Die japanische Zentralbank (BoJ: Bank of Japan) hat am Dienstag mitgeteilt, dass sie den Leitzins (policy-rate) unverändert bei -0,1% belässt.
Die Inflationsrate in der drittgrössten Volkswirtschaft beträgt derzeit 1% (core CPI: 0,9% im Dezember 2017).
Und sie liegt damit noch immer weit unter dem von der BoJ angestrebten Zielwert von 2%.
BoJ Governeur Haruhiko Kuroda geht aber davon aus, dass die Inflationserwartungen mit steigenden Löhnen zunehmen werden.
Was wir dazu wissen, ist, dass das japanische BIP zwischen Juli und September um eine hochgerechnete Jahresrate von 2,5% gestiegen ist.
Während die Schulden der öffentlichen Hand im Verhältnis zum BIP rund 250% beträgt, beläuft sich die Rendite der japanischen Staatsanleihen mit 10 Jahren Laufzeit auf 0,07%.
Das ist bemerkenswert, da die herkömmlichen Lehrbücher vor hohen Defiziten bzw. Staatsverschuldung warnen, weil die Staatsausgaben angeblich die privaten Investitionen "verdrängen" (crowding-out).

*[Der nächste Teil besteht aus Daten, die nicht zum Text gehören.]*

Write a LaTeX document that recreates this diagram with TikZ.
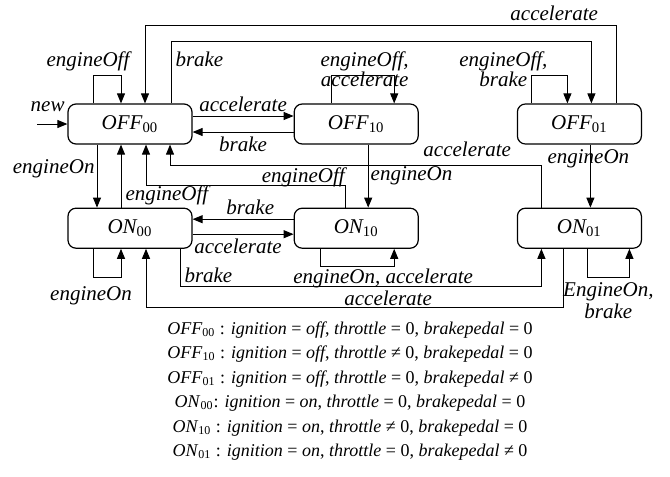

Staatsschulden versus Rendite der Staatsanleihen mit 10 Jahren Laufzeit, Graph: Morgan Stanley
Die Teuerungsrate würde demnach durch die Decke schiessen und die Zinsen kräftig zulegen, so die Ansicht der Mehrzahl der neoklassisch orientierten Ökonomen, die wir seit der Great Recession zur genüge kennen.
Es ist daher unbestritten, dass wir es, wenn wir über das Staatsdefizit reden, oft im Zusammenhang mit "bad news" meinen. Die Schulden werden v.a. in den Mainstream-Medien ohne Zweifel als eine Art Apokalypse-Countdown dargestellt.
Der irreführende Fokus hat allerdings viel mit der politischen Kultur zu tun. Doch die Politiker, die über Haushaltsdefizite und Staatsverschuldung sprechen, scheinen keine Ahnung davon zu haben, die meisten zumindest.
Die Defizit-Bedenkenträger malen häufig eine Zukunft, in der wir verarmen, weil der Staat, der das Geld ausgeliehen hat, alles wieder zurückzahlen muss.
Was sie aber übersehen, ist, dass zwischen macro- und micro-Ebene unterschieden werden muss: Ein privater Haushalt ist nicht vergleichbar mit dem Staat.
Denn die Analogie greift zu kurz. Zum einen, weil die privaten Haushalte den Kredit, den sie aufgenommen haben, zurückzahlen müssen. Zum anderen, dass der Staat "lediglich" darauf achten muss, dass die Schulden weniger stark wachsen als die Steuereinnahmen.
Die Schulden aus dem Zweiten Weltkrieg beispielsweise wurden in den USA nie zurückgezahlt. Und es wurde irrelevant, weil die US-Wirtschaft seither angemessen gewachsen ist und damit das Einkommen zugenommen hat, was ja die Steuerbemessungsgrundlage ausmacht.
Die gegenwärtige Inflationsrate versus dem von den Zentralbanken jeweils angepeilten Zielwert, Graph: Morgan Stanley
Der private Haushalt schuldet den Kredit einer Bank. Der Staat hingegen schuldet es sich selbst, zu einem grossen Teil.
Es stimmt zwar, dass heute ein Teil der Staatsanleihen im Besitz der ausländischen Investoren ist. Aber der Staat hat auch Vermögenswerte im Ausland. Im Fall der USA bringen die Anlagewerte im Ausland mehr Zinsen ein als die USA an Zinsen ins Ausland liefern müssen.
Wenn wir das deficit spending aus einer buchhalterischen Perspektive (die Regierung, der private Sektor und das Ausland) betrachten, reflektiert das Defizit der öffentlichen Hand den Überschuss des Privatsektors und des Auslands (*).
In einer bestimmten Zeitperiode müssen sich also die von diesen Sektoren ausgegeben und erhaltenen Beträge auf null summieren. M.a.W. entspricht ein Überschuss in einem Sektor immer einem Defizit in einem anderen Sektor.
Fazit: Kein Wunder, dass es viel Verwirrung darüber gibt, wie Haushaltsdefizite die Welt retten können.
(*) Wenn wir den ausländischen Sektor mitberücksichtigen, verwenden wird die Kapitalbilanz (capital account; inverse of current account), was den Handelsüberschuss widerspiegelt.